With the passing of generations the custom became lost, so Bellamy decided to explore how we devise new rituals that suit us as we grow up, lose people dear to us, and create a new family unit of our own.

“For me that was about creating a new Shabbat dinner, whether that be in Melbourne with my partner who isn’t Jewish, my sister and our friends, having a meal, maybe lighting some candles but not necessarily the traditional white-pillar Shabbat candles, and generally connecting with people.”

When Bellamy was helping her grandfather pack up his house and move into a nursing home years after her grandmother had died, she came upon silver goblets and candlesticks. She also found her grandmother’s silver locket, which contained two black and white photos of her grandmother’s father, who was exiled by Stalin to Siberia for 27 years; and her great uncle who had survived fighting with the Red Army, only to be killed by a sniper when foraging for food the day after the war ended.

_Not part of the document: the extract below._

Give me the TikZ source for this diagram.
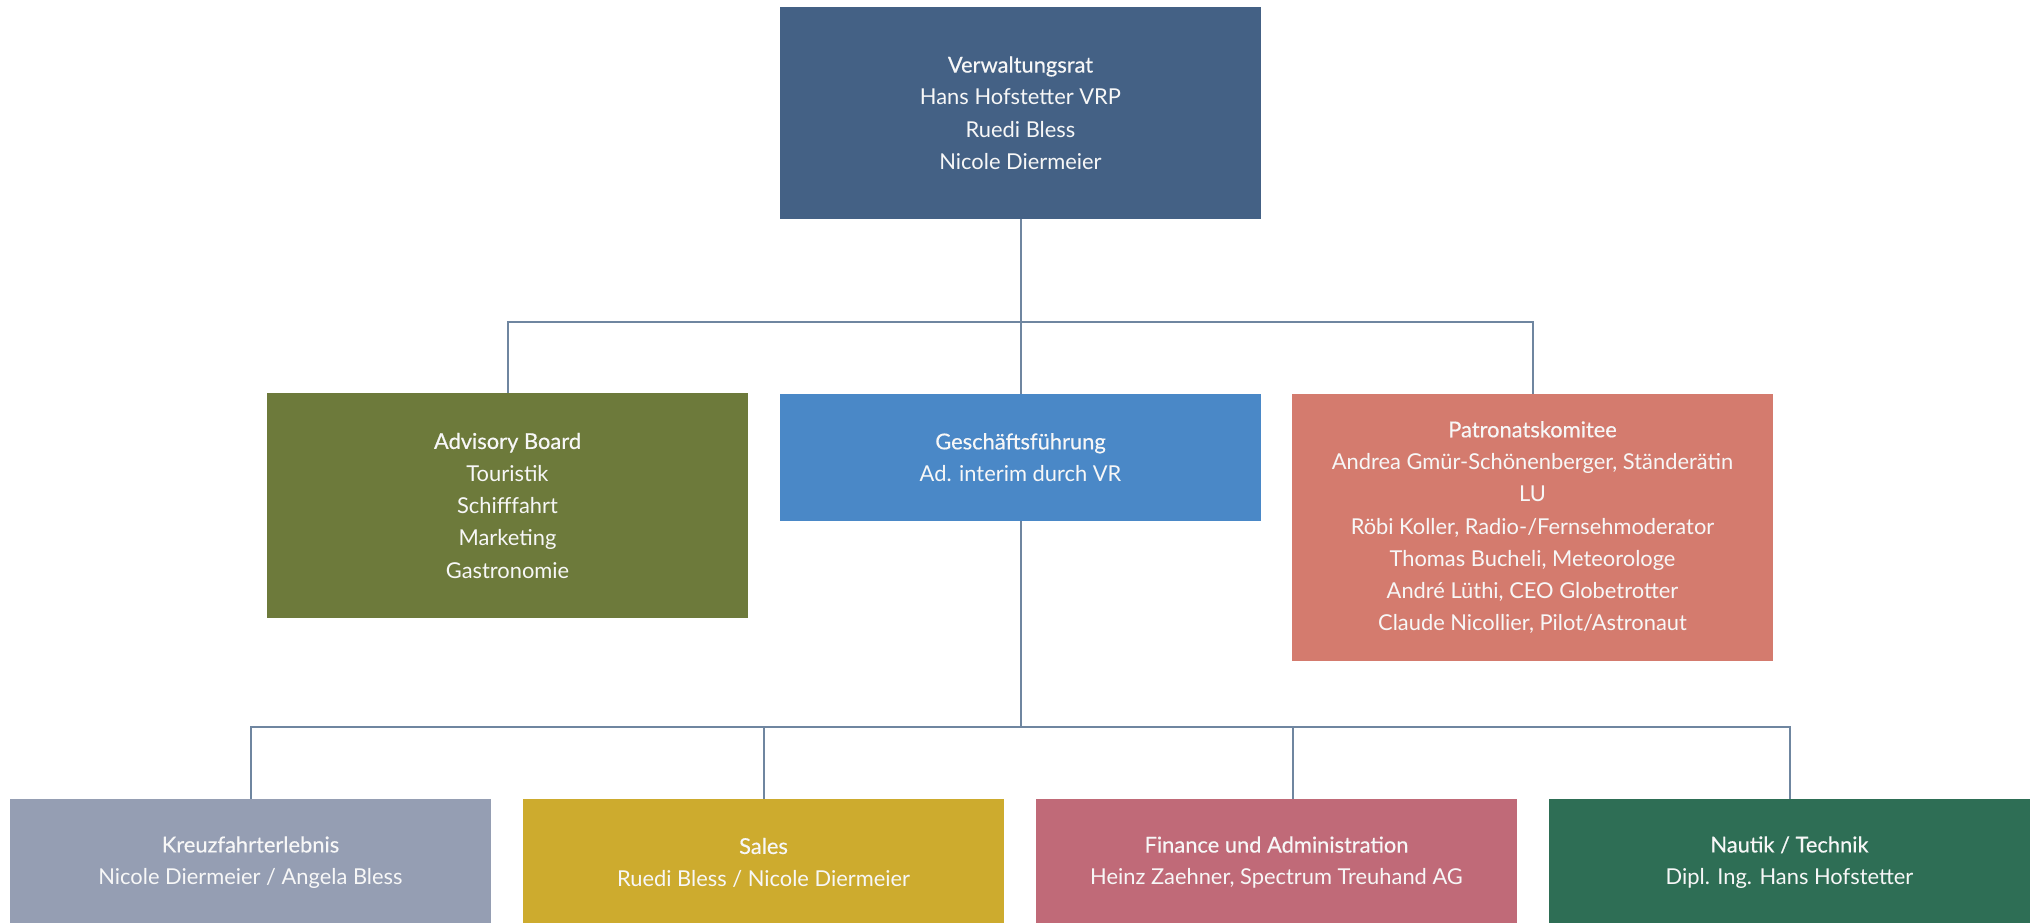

“For me, there’s something very important about reclaiming these domestic stories that don’t get told very often; often female stories, stories of migration, suffering and war,” says Bellamy.

Bellamy wanted to bring the idea of Shabbat to a wider group of people, in the spirit of encouraging them to embrace our own families’ stories. Shabbat Dinner is the result.

“It’s very casual, atypical theatre,” Bellamy says, “sort of a performance but really just a dinner party with poetic elements and storytelling.”

Audiences are given a glass of wine as they enter the space, and on stage is a 12-seat table decorated with (mismatched) silverware and the candlesticks. The meal begins with the breaking of challah bread, followed by an entree of her Baba’s warm, nutritious beetroot borscht, a Russian rice and vegetable dish followed by her contemporary version of the honey cake.

Bellamy is quick to point out it is a welcoming, non-threatening environment that requires nothing more from the audience than to enjoy the food and take part in the singing, if they want to.

“People can decide if they want to get up or not. I hate participatory theatre that puts people on the spot, they’re simply at my dinner party hearing a story.”

She is joined on stage by fellow cast members Amy Hack (whose background is also Jewish) and Kirsty Marillier, who immigrated from South Africa aged 10. Both bring stories and songs from their own backgrounds.

As the evening progresses Bellamy encourages people to help her clear away and says audience members have stayed behind to share their own stories. “People are often quite emotional at the end, it reminds them of their own grandparents. We’re not very good at grief in Australian society, we have to deal with it or it will bite us in the arse. So the play gives them a chance to consider their own stories of survival, death, rituals and family.”

Shabbat Dinner is at Griffin Theatre’s SBW Stables Theatre from September 10 to 15.